Short task: Leaving out the pictures, retype all the material exactly.

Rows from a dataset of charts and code
__________

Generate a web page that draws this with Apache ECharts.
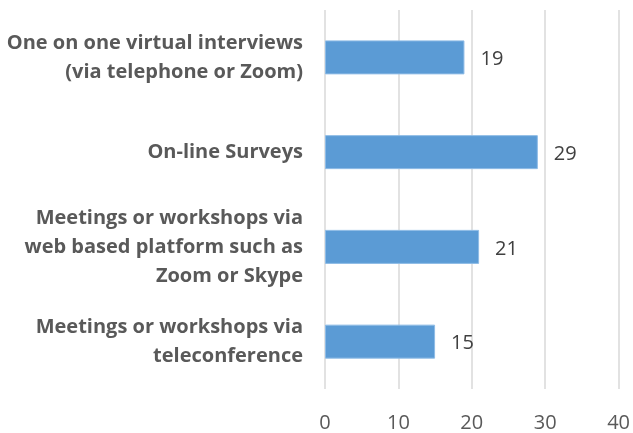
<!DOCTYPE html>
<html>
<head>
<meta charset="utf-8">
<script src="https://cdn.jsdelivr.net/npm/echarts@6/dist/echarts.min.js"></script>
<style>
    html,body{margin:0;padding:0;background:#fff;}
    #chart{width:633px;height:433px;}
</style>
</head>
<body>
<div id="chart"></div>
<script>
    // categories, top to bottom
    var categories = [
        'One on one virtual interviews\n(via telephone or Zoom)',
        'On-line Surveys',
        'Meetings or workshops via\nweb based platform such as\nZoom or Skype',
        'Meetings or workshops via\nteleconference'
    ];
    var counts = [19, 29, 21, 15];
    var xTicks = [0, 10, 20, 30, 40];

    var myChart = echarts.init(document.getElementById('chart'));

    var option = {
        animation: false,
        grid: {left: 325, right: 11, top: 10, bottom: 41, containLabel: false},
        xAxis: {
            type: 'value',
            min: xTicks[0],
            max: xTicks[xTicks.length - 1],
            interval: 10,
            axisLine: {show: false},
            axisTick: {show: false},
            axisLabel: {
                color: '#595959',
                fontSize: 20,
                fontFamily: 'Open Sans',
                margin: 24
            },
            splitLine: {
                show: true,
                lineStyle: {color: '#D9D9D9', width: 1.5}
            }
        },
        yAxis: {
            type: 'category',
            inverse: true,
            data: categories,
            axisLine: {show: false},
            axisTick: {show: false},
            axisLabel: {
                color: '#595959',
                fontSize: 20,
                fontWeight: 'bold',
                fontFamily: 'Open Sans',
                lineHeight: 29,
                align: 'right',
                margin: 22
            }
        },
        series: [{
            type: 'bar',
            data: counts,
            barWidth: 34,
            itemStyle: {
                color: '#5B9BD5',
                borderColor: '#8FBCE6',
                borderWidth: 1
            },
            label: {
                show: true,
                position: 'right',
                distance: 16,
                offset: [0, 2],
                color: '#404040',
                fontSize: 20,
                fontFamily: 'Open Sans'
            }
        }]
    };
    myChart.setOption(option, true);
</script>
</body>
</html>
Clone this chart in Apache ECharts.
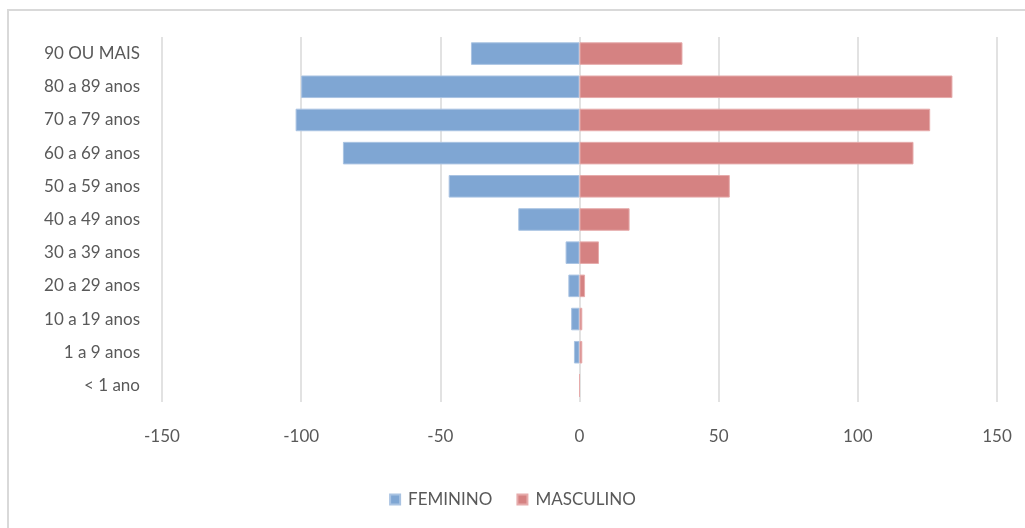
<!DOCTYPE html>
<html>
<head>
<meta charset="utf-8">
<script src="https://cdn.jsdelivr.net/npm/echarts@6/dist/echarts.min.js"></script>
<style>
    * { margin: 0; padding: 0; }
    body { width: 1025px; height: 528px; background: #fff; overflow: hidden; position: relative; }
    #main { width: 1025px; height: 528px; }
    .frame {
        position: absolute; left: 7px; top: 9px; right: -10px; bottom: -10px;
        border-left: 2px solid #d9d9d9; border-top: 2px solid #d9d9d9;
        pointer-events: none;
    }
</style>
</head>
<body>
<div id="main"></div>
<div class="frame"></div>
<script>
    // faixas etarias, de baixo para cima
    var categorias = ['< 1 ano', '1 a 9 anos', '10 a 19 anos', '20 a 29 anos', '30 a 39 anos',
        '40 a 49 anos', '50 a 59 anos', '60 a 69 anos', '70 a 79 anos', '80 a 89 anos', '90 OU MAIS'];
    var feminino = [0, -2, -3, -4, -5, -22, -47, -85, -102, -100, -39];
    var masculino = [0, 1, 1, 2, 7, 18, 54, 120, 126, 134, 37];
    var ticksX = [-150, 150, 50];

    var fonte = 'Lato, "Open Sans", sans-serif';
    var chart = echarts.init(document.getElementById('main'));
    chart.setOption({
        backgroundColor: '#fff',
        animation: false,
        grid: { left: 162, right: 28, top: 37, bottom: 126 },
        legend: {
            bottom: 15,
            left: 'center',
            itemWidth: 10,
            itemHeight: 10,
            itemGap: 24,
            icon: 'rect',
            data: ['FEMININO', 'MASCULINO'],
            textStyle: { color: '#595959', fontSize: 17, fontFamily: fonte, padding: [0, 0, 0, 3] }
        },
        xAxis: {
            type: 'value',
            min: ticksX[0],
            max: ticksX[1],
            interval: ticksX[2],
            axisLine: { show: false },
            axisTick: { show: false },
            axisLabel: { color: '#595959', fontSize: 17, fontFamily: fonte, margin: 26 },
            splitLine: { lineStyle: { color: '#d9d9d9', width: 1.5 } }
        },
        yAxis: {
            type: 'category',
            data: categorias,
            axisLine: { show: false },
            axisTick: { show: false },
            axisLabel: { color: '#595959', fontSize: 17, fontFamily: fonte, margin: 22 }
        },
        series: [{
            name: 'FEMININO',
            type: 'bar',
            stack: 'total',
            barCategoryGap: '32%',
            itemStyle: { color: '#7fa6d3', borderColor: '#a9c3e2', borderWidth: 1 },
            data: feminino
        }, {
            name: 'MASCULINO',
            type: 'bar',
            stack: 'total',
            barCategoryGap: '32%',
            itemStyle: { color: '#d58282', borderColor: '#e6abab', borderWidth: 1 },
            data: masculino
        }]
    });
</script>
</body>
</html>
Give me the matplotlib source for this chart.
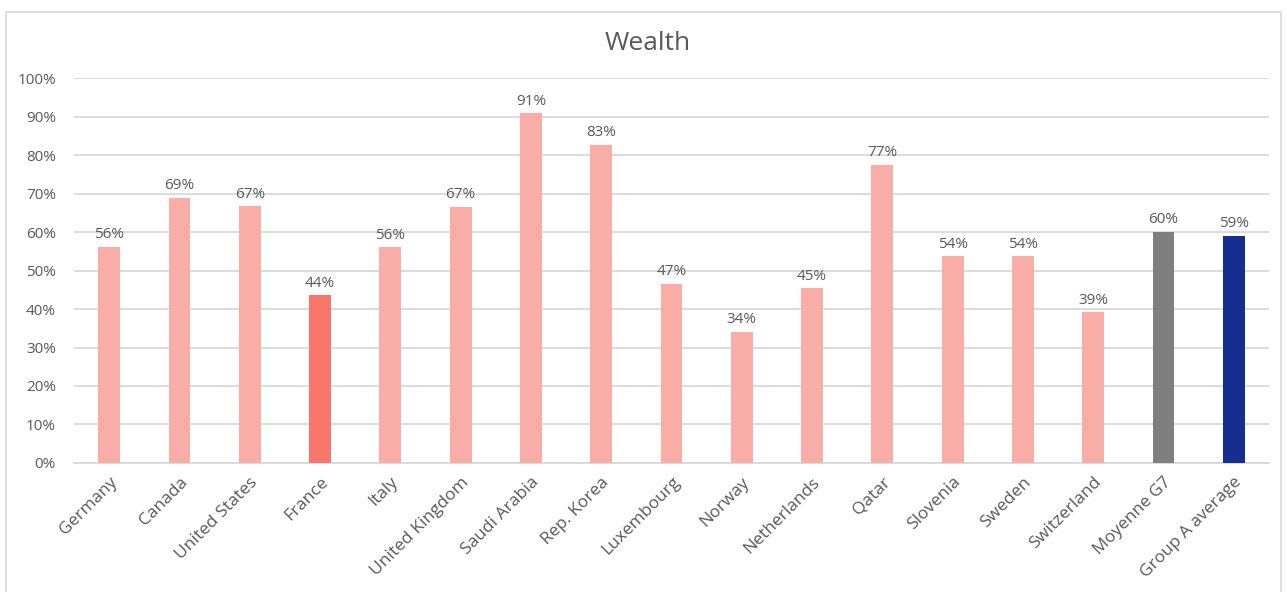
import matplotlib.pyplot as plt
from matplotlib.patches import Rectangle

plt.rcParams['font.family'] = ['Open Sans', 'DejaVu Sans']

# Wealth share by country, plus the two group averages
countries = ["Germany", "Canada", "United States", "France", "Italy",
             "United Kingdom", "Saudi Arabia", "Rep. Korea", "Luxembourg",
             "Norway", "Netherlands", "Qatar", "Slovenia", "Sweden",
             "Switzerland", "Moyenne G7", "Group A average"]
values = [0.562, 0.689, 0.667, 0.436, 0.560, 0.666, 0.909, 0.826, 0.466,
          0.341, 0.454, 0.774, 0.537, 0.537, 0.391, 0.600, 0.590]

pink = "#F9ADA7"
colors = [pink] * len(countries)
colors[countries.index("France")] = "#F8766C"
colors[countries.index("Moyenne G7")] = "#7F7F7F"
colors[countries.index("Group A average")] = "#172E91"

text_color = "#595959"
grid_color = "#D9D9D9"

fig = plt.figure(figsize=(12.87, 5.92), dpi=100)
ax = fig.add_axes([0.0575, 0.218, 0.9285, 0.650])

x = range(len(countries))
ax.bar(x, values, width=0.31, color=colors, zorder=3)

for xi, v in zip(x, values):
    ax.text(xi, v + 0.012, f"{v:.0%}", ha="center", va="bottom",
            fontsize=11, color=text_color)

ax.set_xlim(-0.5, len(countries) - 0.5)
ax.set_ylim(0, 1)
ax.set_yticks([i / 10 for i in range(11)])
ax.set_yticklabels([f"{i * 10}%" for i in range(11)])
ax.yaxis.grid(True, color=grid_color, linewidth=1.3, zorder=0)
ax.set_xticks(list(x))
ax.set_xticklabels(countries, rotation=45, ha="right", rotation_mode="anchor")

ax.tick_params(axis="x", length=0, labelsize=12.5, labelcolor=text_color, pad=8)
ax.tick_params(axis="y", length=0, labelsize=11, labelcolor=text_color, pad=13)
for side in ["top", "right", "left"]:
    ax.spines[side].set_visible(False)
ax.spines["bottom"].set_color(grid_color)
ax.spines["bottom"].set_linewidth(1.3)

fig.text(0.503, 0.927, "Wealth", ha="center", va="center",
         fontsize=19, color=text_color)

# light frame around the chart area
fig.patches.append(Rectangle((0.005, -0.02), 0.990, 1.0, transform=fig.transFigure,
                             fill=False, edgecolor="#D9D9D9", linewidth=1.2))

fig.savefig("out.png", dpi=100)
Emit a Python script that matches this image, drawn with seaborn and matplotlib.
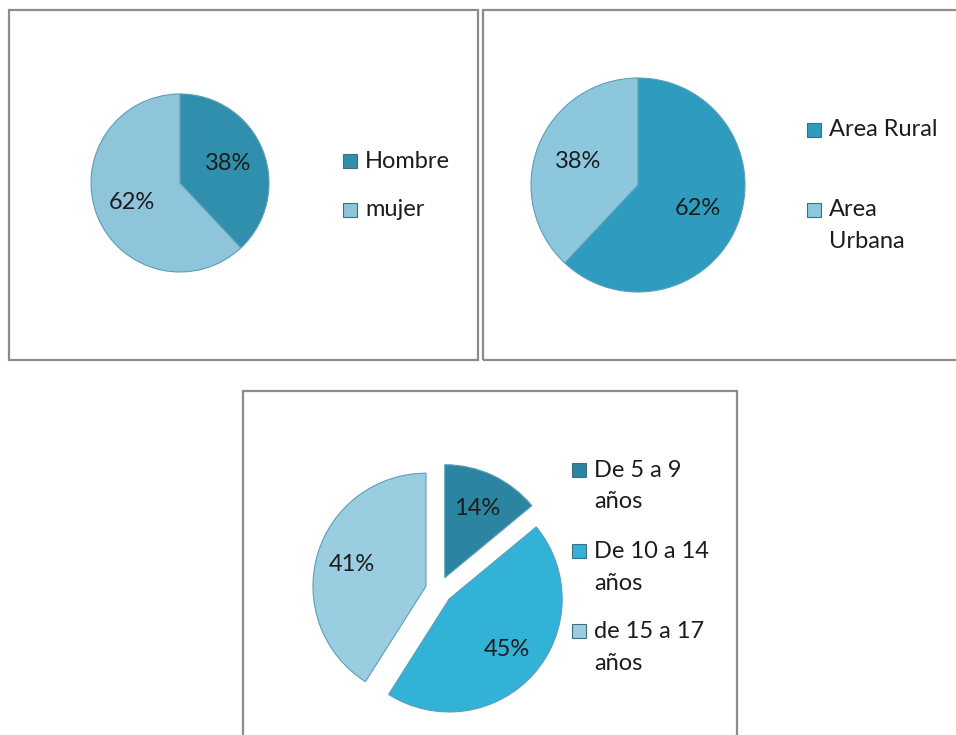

__________

Full output:
Generate a web page that draws this with Apache ECharts.
<!DOCTYPE html>
<html>
<head>
<meta charset="utf-8">
<script src="https://cdn.jsdelivr.net/npm/echarts@6/dist/echarts.min.js"></script>
<style>
    html,body{margin:0;padding:0;background:#fff;}
    #chart{width:633px;height:433px;}
</style>
</head>
<body>
<div id="chart"></div>
<script>
    // categories, top to bottom
    var categories = [
        'One on one virtual interviews\n(via telephone or Zoom)',
        'On-line Surveys',
        'Meetings or workshops via\nweb based platform such as\nZoom or Skype',
        'Meetings or workshops via\nteleconference'
    ];
    var counts = [19, 29, 21, 15];
    var xTicks = [0, 10, 20, 30, 40];

    var myChart = echarts.init(document.getElementById('chart'));

    var option = {
        animation: false,
        grid: {left: 325, right: 11, top: 10, bottom: 41, containLabel: false},
        xAxis: {
            type: 'value',
            min: xTicks[0],
            max: xTicks[xTicks.length - 1],
            interval: 10,
            axisLine: {show: false},
            axisTick: {show: false},
            axisLabel: {
                color: '#595959',
                fontSize: 20,
                fontFamily: 'Open Sans',
                margin: 24
            },
            splitLine: {
                show: true,
                lineStyle: {color: '#D9D9D9', width: 1.5}
            }
        },
        yAxis: {
            type: 'category',
            inverse: true,
            data: categories,
            axisLine: {show: false},
            axisTick: {show: false},
            axisLabel: {
                color: '#595959',
                fontSize: 20,
                fontWeight: 'bold',
                fontFamily: 'Open Sans',
                lineHeight: 29,
                align: 'right',
                margin: 22
            }
        },
        series: [{
            type: 'bar',
            data: counts,
            barWidth: 34,
            itemStyle: {
                color: '#5B9BD5',
                borderColor: '#8FBCE6',
                borderWidth: 1
            },
            label: {
                show: true,
                position: 'right',
                distance: 16,
                offset: [0, 2],
                color: '#404040',
                fontSize: 20,
                fontFamily: 'Open Sans'
            }
        }]
    };
    myChart.setOption(option, true);
</script>
</body>
</html>
Clone this chart in Apache ECharts.
<!DOCTYPE html>
<html>
<head>
<meta charset="utf-8">
<script src="https://cdn.jsdelivr.net/npm/echarts@6/dist/echarts.min.js"></script>
<style>
    * { margin: 0; padding: 0; }
    body { width: 1025px; height: 528px; background: #fff; overflow: hidden; position: relative; }
    #main { width: 1025px; height: 528px; }
    .frame {
        position: absolute; left: 7px; top: 9px; right: -10px; bottom: -10px;
        border-left: 2px solid #d9d9d9; border-top: 2px solid #d9d9d9;
        pointer-events: none;
    }
</style>
</head>
<body>
<div id="main"></div>
<div class="frame"></div>
<script>
    // faixas etarias, de baixo para cima
    var categorias = ['< 1 ano', '1 a 9 anos', '10 a 19 anos', '20 a 29 anos', '30 a 39 anos',
        '40 a 49 anos', '50 a 59 anos', '60 a 69 anos', '70 a 79 anos', '80 a 89 anos', '90 OU MAIS'];
    var feminino = [0, -2, -3, -4, -5, -22, -47, -85, -102, -100, -39];
    var masculino = [0, 1, 1, 2, 7, 18, 54, 120, 126, 134, 37];
    var ticksX = [-150, 150, 50];

    var fonte = 'Lato, "Open Sans", sans-serif';
    var chart = echarts.init(document.getElementById('main'));
    chart.setOption({
        backgroundColor: '#fff',
        animation: false,
        grid: { left: 162, right: 28, top: 37, bottom: 126 },
        legend: {
            bottom: 15,
            left: 'center',
            itemWidth: 10,
            itemHeight: 10,
            itemGap: 24,
            icon: 'rect',
            data: ['FEMININO', 'MASCULINO'],
            textStyle: { color: '#595959', fontSize: 17, fontFamily: fonte, padding: [0, 0, 0, 3] }
        },
        xAxis: {
            type: 'value',
            min: ticksX[0],
            max: ticksX[1],
            interval: ticksX[2],
            axisLine: { show: false },
            axisTick: { show: false },
            axisLabel: { color: '#595959', fontSize: 17, fontFamily: fonte, margin: 26 },
            splitLine: { lineStyle: { color: '#d9d9d9', width: 1.5 } }
        },
        yAxis: {
            type: 'category',
            data: categorias,
            axisLine: { show: false },
            axisTick: { show: false },
            axisLabel: { color: '#595959', fontSize: 17, fontFamily: fonte, margin: 22 }
        },
        series: [{
            name: 'FEMININO',
            type: 'bar',
            stack: 'total',
            barCategoryGap: '32%',
            itemStyle: { color: '#7fa6d3', borderColor: '#a9c3e2', borderWidth: 1 },
            data: feminino
        }, {
            name: 'MASCULINO',
            type: 'bar',
            stack: 'total',
            barCategoryGap: '32%',
            itemStyle: { color: '#d58282', borderColor: '#e6abab', borderWidth: 1 },
            data: masculino
        }]
    });
</script>
</body>
</html>
Give me the matplotlib source for this chart.
import matplotlib.pyplot as plt
from matplotlib.patches import Rectangle

plt.rcParams['font.family'] = ['Open Sans', 'DejaVu Sans']

# Wealth share by country, plus the two group averages
countries = ["Germany", "Canada", "United States", "France", "Italy",
             "United Kingdom", "Saudi Arabia", "Rep. Korea", "Luxembourg",
             "Norway", "Netherlands", "Qatar", "Slovenia", "Sweden",
             "Switzerland", "Moyenne G7", "Group A average"]
values = [0.562, 0.689, 0.667, 0.436, 0.560, 0.666, 0.909, 0.826, 0.466,
          0.341, 0.454, 0.774, 0.537, 0.537, 0.391, 0.600, 0.590]

pink = "#F9ADA7"
colors = [pink] * len(countries)
colors[countries.index("France")] = "#F8766C"
colors[countries.index("Moyenne G7")] = "#7F7F7F"
colors[countries.index("Group A average")] = "#172E91"

text_color = "#595959"
grid_color = "#D9D9D9"

fig = plt.figure(figsize=(12.87, 5.92), dpi=100)
ax = fig.add_axes([0.0575, 0.218, 0.9285, 0.650])

x = range(len(countries))
ax.bar(x, values, width=0.31, color=colors, zorder=3)

for xi, v in zip(x, values):
    ax.text(xi, v + 0.012, f"{v:.0%}", ha="center", va="bottom",
            fontsize=11, color=text_color)

ax.set_xlim(-0.5, len(countries) - 0.5)
ax.set_ylim(0, 1)
ax.set_yticks([i / 10 for i in range(11)])
ax.set_yticklabels([f"{i * 10}%" for i in range(11)])
ax.yaxis.grid(True, color=grid_color, linewidth=1.3, zorder=0)
ax.set_xticks(list(x))
ax.set_xticklabels(countries, rotation=45, ha="right", rotation_mode="anchor")

ax.tick_params(axis="x", length=0, labelsize=12.5, labelcolor=text_color, pad=8)
ax.tick_params(axis="y", length=0, labelsize=11, labelcolor=text_color, pad=13)
for side in ["top", "right", "left"]:
    ax.spines[side].set_visible(False)
ax.spines["bottom"].set_color(grid_color)
ax.spines["bottom"].set_linewidth(1.3)

fig.text(0.503, 0.927, "Wealth", ha="center", va="center",
         fontsize=19, color=text_color)

# light frame around the chart area
fig.patches.append(Rectangle((0.005, -0.02), 0.990, 1.0, transform=fig.transFigure,
                             fill=False, edgecolor="#D9D9D9", linewidth=1.2))

fig.savefig("out.png", dpi=100)
Emit a Python script that matches this image, drawn with seaborn and matplotlib.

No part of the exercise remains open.